PARIS: Fitch sera-t-elle vendredi la première agence de notation à faire passer la note souveraine française en catégorie inférieure? Les économistes, qui le pensaient il y a quelques jours, discernent des raisons d'en douter, mais ce ne pourrait être que partie remise.

Fitch ouvre le bal des revues d'automne des agences de notation. Toutes, au vu de l'état des finances publiques françaises et de la crise politique persistante depuis la dissolution, classent la France AA- ou équivalent (qualité de dette "haute ou bonne"), avec, pour certaines comme Fitch, une "perspective négative".

Ce qui préfigure une dégradation: en ce cas, la France basculerait en catégorie A (qualité "moyenne supérieure"), et devrait verser à ceux qui investissent dans sa dette une prime de risque supérieure, accroissant d'autant les remboursements de cette dette.

Pour Eric Dor, directeur des études économiques à l'IESEG School of Management, une dégradation serait "logique". D'abord parce que la situation politique n'aide pas à mettre en œuvre "un plan crédible d'assainissement budgétaire", comme Fitch l'exigeait en mars.

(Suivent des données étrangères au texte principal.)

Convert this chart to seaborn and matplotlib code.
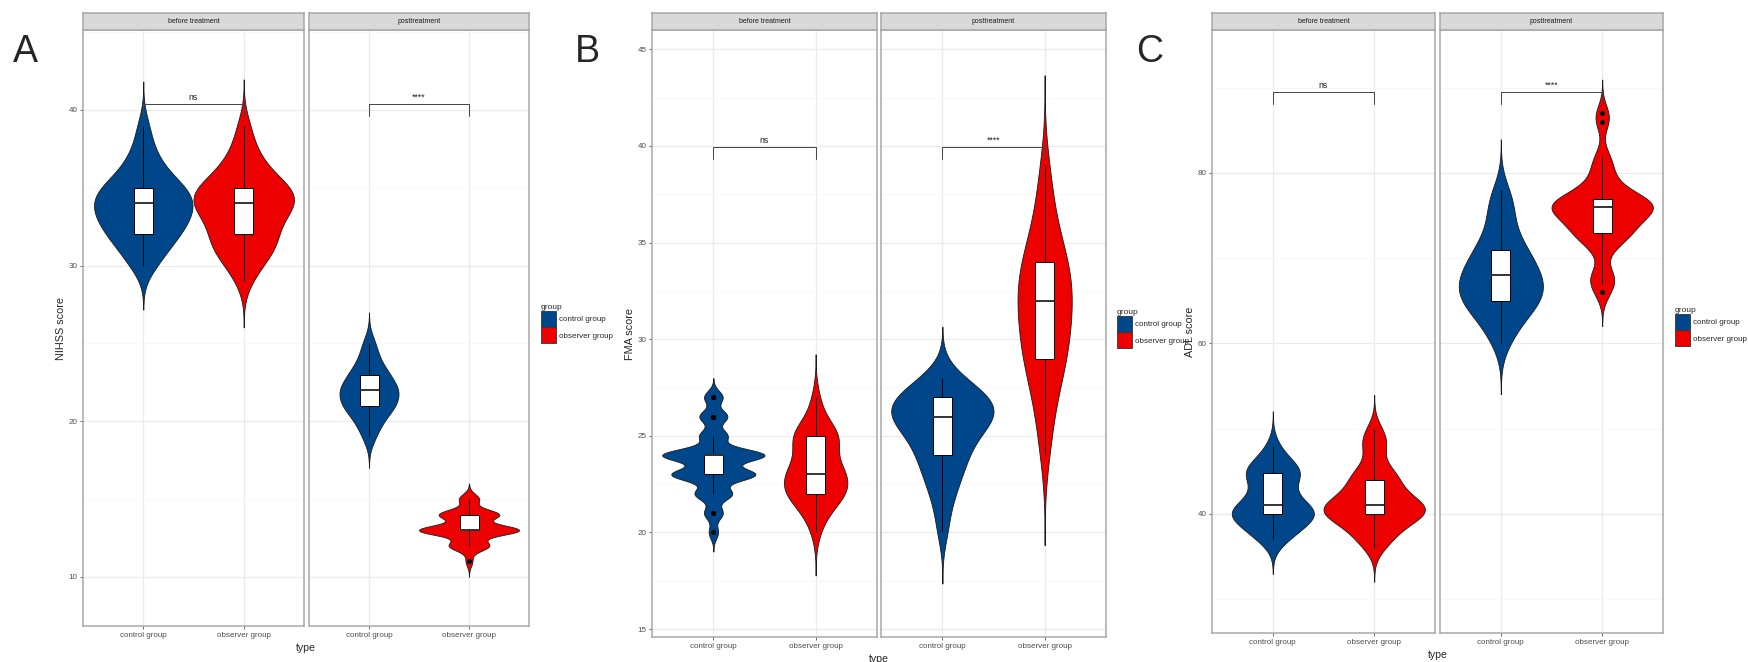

Mais aussi pour effacer "une incohérence" : 17 pays européens sont moins bien notés que la France alors qu'ils ont - à très peu d'exceptions près - des ratios de finances publiques meilleurs que les 5,8% du PIB de déficit public et 113% du PIB de dette publique enregistrés en France en 2024.

Coup d'envoi 

Depuis mardi, la nomination rapide à Matignon de Sébastien Lecornu pour succéder à François Bayrou, tombé la veille lors du vote de confiance, ravive l'espoir d'un budget 2026 présenté en temps et heure.

Lucile Bembaron, économiste chez Asterès, juge ainsi "plausible" que Fitch "attende davantage de visibilité politique" pour agir.

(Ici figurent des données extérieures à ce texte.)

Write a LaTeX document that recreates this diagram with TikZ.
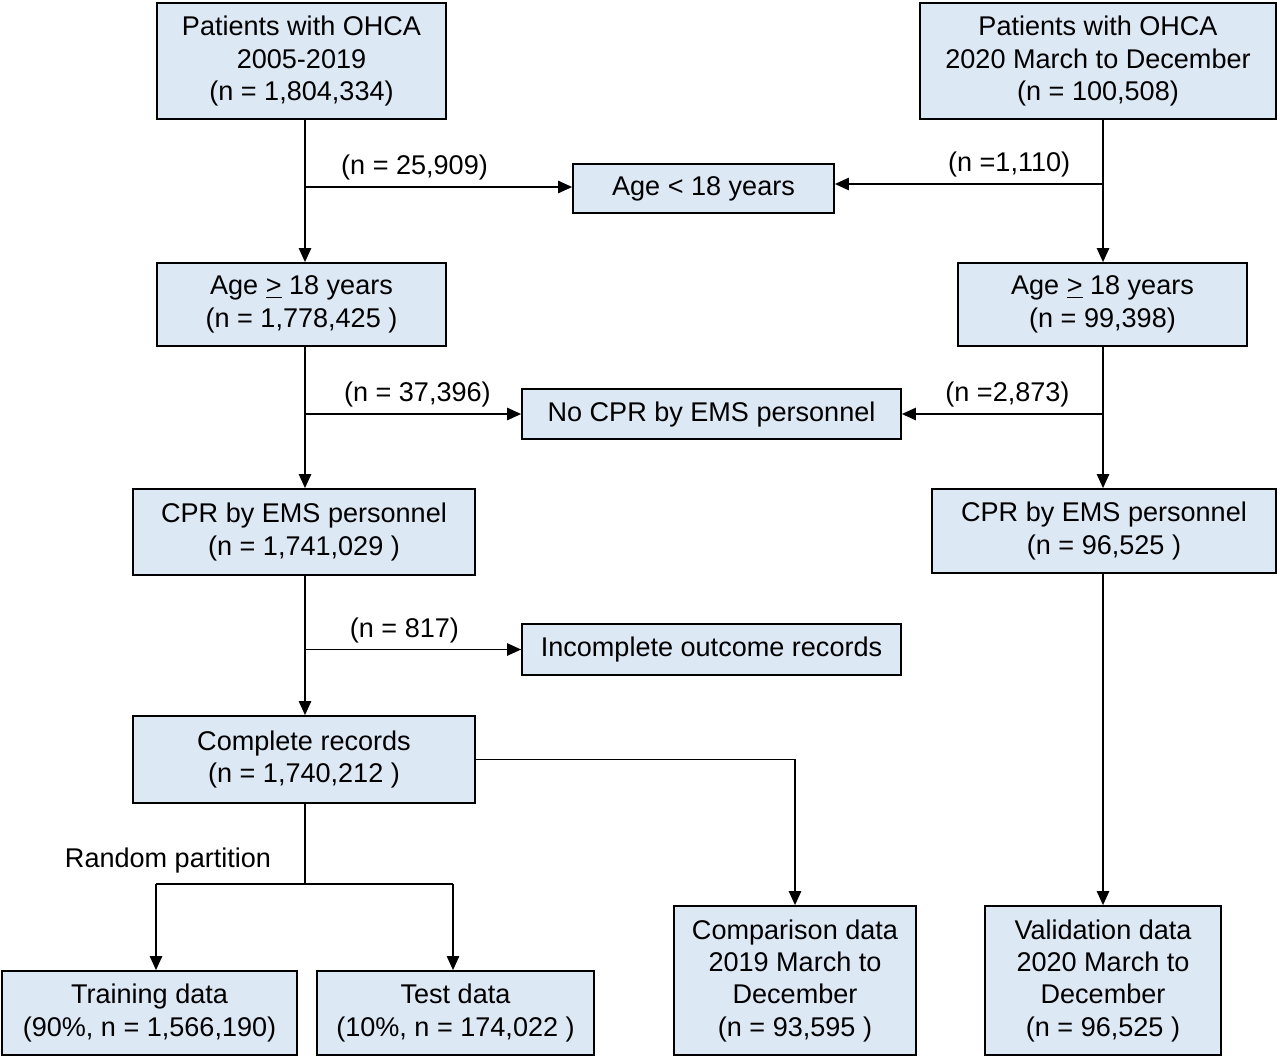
\documentclass[tikz,border=0pt]{standalone}
\usepackage{fontspec}
\setmainfont{Liberation Sans}
\usetikzlibrary{arrows.meta}
\definecolor{boxblue}{HTML}{DDE8F5}

\begin{document}
\begin{tikzpicture}[x=0.02cm, y=-0.02cm, line width=1pt,
        font=\fontsize{15.4}{18.4}\selectfont,
        box/.style={draw, fill=boxblue, align=center, inner sep=0pt},
        arr/.style={-{Triangle[length=8pt,width=7pt]}}]
    \useasboundingbox (0,0) rectangle (1280,1058);
    % boxes
    \node[box, minimum width=5.78cm, minimum height=2.32cm] (P1) at (301.5,61) {Patients with OHCA\\2005-2019\\(n = 1,804,334)};
    \node[box, minimum width=7.12cm, minimum height=2.32cm] (P2) at (1098,61) {Patients with OHCA\\2020 March to December\\(n = 100,508)};
    \node[box, minimum width=5.22cm, minimum height=0.98cm] (young) at (703.5,188.5) {Age < 18 years};
    \node[box, minimum width=5.78cm, minimum height=1.66cm] (A1) at (301.5,304.5) {Age \underline{>} 18 years\\(n = 1,778,425 )};
    \node[box, minimum width=5.78cm, minimum height=1.66cm] (A2) at (1102.5,304.5) {Age \underline{>} 18 years\\(n = 99,398)};
    \node[box, minimum width=7.58cm, minimum height=1cm] (nocpr) at (711.5,414) {No CPR by EMS personnel};
    \node[box, minimum width=6.84cm, minimum height=1.72cm] (C1) at (304,532) {CPR by EMS personnel\\(n = 1,741,029 )};
    \node[box, minimum width=6.88cm, minimum height=1.68cm] (C2) at (1104,531) {CPR by EMS personnel\\(n = 96,525 )};
    \node[box, minimum width=7.58cm, minimum height=1.02cm] (incomplete) at (711.5,649.5) {Incomplete outcome records};
    \node[box, minimum width=6.84cm, minimum height=1.74cm] (complete) at (304,759.5) {Complete records\\(n = 1,740,212 )};
    \node[box, minimum width=5.9cm, minimum height=1.68cm] (train) at (149.5,1013) {Training data\\(90\%, n = 1,566,190)};
    \node[box, minimum width=5.54cm, minimum height=1.68cm] (test) at (455.5,1013) {Test data\\(10\%, n = 174,022 )};
    \node[box, minimum width=4.84cm, minimum height=2.98cm] (comp) at (795,980.5) {Comparison data\\2019 March to\\December\\(n = 93,595 )};
    \node[box, minimum width=4.72cm, minimum height=2.98cm] (valid) at (1103,980.5) {Validation data\\2020 March to\\December\\(n = 96,525 )};

    % trunks
    \coordinate (lt) at (305,0);
    \coordinate (rt) at (1103,0);
    \draw[arr] (P1.south -| lt) -- (A1.north -| lt);
    \draw[arr] (A1.south -| lt) -- (C1.north -| lt);
    \draw[arr] (C1.south -| lt) -- (complete.north -| lt);
    \draw[arr] (P2.south -| rt) -- (A2.north -| rt);
    \draw[arr] (A2.south -| rt) -- (C2.north -| rt);
    \draw[arr] (C2.south -| rt) -- (valid.north -| rt);

    % exclusions
    \draw[arr] (0,187 -| lt) -- (0,187 -| young.west) node[above, pos=0.41] (n1) {(n = 25,909)};
    \draw[arr] (0,184 -| rt) -- (0,184 -| young.east) node[above, pos=0.35] (n2) {(n =1,110)};
    \draw[arr] (nocpr.west -| lt) -- (nocpr.west) node[above, pos=0.52] (n3) {(n = 37,396)};
    \draw[arr] (nocpr.east -| rt) -- (nocpr.east) node[above, pos=0.475] (n4) {(n =2,873)};
    \draw[arr] (incomplete.west -| lt) -- (incomplete.west) node[above, pos=0.46] (n5) {(n = 817)};

    % split
    \draw[arr] (complete.east) -| (comp.north);
    \coordinate (sl) at (156,884);
    \coordinate (sr) at (453,884);
    \draw (complete.south -| lt) -- (sl -| lt);
    \draw (sl) -- (sr);
    \draw[arr] (sl) -- (sl |- train.north);
    \draw[arr] (sr) -- (sr |- test.north);
    \node (rp) at (168,860) {Random partition};
\end{tikzpicture}
\end{document}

D'autant, remarque Hadrien Camatte, économiste France chez Natixis, que les finances publiques n'ont pas enregistré cette année de nouveau dérapage inattendu, et que "la croissance résiste".

L'Insee a même annoncé jeudi qu'en dépit du "manque de confiance" généralisé, celle-ci pourrait dépasser la prévision du gouvernement sortant - 0,7% - pour atteindre 0,8% cette année.

Anthony Morlet-Lavidalie, responsable France à l'institut Rexecode, observe aussi que Fitch, la plus petite des trois principales agences internationales de notation, "donne rarement le coup d'envoi" des dégradations.

Mais il estime "très probable" que la principale agence, S&P Global, abaissera le pouce lors de sa propre revue, le 28 novembre.

Selon ses calculs, la France ne sera en effet pas en mesure de réduire à moins de 5% son déficit public l'an prochain, contre les 4,6% qu'espérait François Bayrou.

Les économistes affirment cependant qu'une dégradation ne troublerait pas les marchés, "qui l'ont déjà intégrée", relève Maxime Darmet, économiste senior chez Allianz Trade.

Syndrome 

La dette française s'y négocie déjà à un taux bien plus coûteux que la dette allemande, dépassant même l'espace d'une journée, mardi, le taux de la dette italienne.

Les marchés donnent déjà à la France une "notation implicite" bien plus basse que sa note actuelle de AA-, estime M. Morlet-Lavidalie.

Il craint des taux qui resteraient "durablement très élevés", provoquant "un étranglement progressif", avec des intérêts à rembourser captant "une part significative de la dépense publique, alors qu'on a des besoins considérables sur d'autres postes".

L'économiste décrit une France en proie au "syndrome du mauvais élève".

"Lorsqu'on avait 20/20", explique-t-il - la France était jusqu'à 2012 notée AAA, note maximale qu'a toujours l'Allemagne - "on faisait tout pour s'y maintenir. Maintenant on dit que 17/20 (AA-) ça reste une très bonne note. Bientôt ce sera +tant qu'on est au-dessus de la moyenne, c'est pas si mal+. Quand on est la France, en zone euro, on devrait quand même être un peu plus ambitieux que cela!", dit-il à l'AFP.

Pour autant, même abaissée à A+, "la dette française resterait de très bonne qualité", relativise M. Camatte, préférant souligner "la forte épargne des ménages et une position des entreprises qui reste très saine".